The address position (position and orientation of a golfer’s joints before the swing commences) was predetermined. The pelvis and torso angles were taken from mean values in literature, and the remaining joint angles were determined by matching the golfer model’s grip position and orientation to the mean grip position and orientation from the motion capture experiment in the associated work of McNally et al.. The golf swing is driven by 12 muscle torque generators—two for each DOF (backswing and downswing). In the preceding models, the golf swing simulation began at the top of the backswing and assumed the shaft initially had no deflection.

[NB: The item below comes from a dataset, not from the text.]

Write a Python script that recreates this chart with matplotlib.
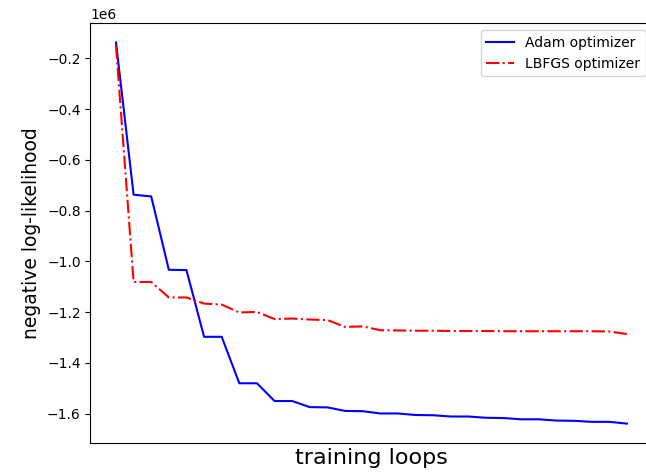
import numpy as np
import matplotlib.pyplot as plt

# negative log-likelihood per training loop
adam_nll = [-0.137, -0.737, -0.744, -1.033, -1.034, -1.297, -1.297, -1.480, -1.480,
            -1.550, -1.550, -1.574, -1.575, -1.589, -1.590, -1.599, -1.599, -1.605,
            -1.606, -1.611, -1.611, -1.616, -1.617, -1.622, -1.622, -1.627, -1.628,
            -1.632, -1.632, -1.639]
lbfgs_nll = [-0.150, -1.081, -1.081, -1.142, -1.142, -1.166, -1.170, -1.201, -1.199,
             -1.227, -1.225, -1.229, -1.231, -1.258, -1.256, -1.271, -1.272, -1.273,
             -1.273, -1.274, -1.274, -1.274, -1.275, -1.275, -1.275, -1.275, -1.275,
             -1.275, -1.276, -1.286]

loops = np.arange(len(adam_nll))
adam = np.array(adam_nll) * 1e6
lbfgs = np.array(lbfgs_nll) * 1e6

fig = plt.figure(figsize=(6.46, 4.76), dpi=100)
ax = fig.add_axes([0.140, 0.070, 0.870, 0.881])

ax.plot(loops, adam, 'b-', label='Adam optimizer')
ax.plot(loops, lbfgs, 'r-.', label='LBFGS optimizer')
ax.set_xticks([])
ax.set_xlabel('training loops', fontsize=16)
ax.set_ylabel('negative log-likelihood', fontsize=13.5)
ax.legend(loc='upper right')

fig.savefig('out.png', dpi=100)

In real golf swings, the shaft has significant toe-up deflection caused by the quick transition from backswing to downswing. The shaft initialization issue is solved by modelling the backswing. The set of backswing torque generators use the same parameters as those used for the downswing except with negative maximum isometric torques and scaled maximum angular velocities. The maximum angular velocities for the backswing were scaled by a factor of 0.07, and the maximum isometric torques were scaled by a factor of 0.65 to create a realistic 3:1 tempo (duration of backswing to duration of downswing) and swing duration (address to impact) of approximately 1 second. To simulate the shaft deflection and impact, the validated flexible club and impact models described in the work of McNally et al. are used. The simulated launch conditions of the golf ball are recorded shortly after impact, and used to initialize an aerodynamic model that simulates the ball flight.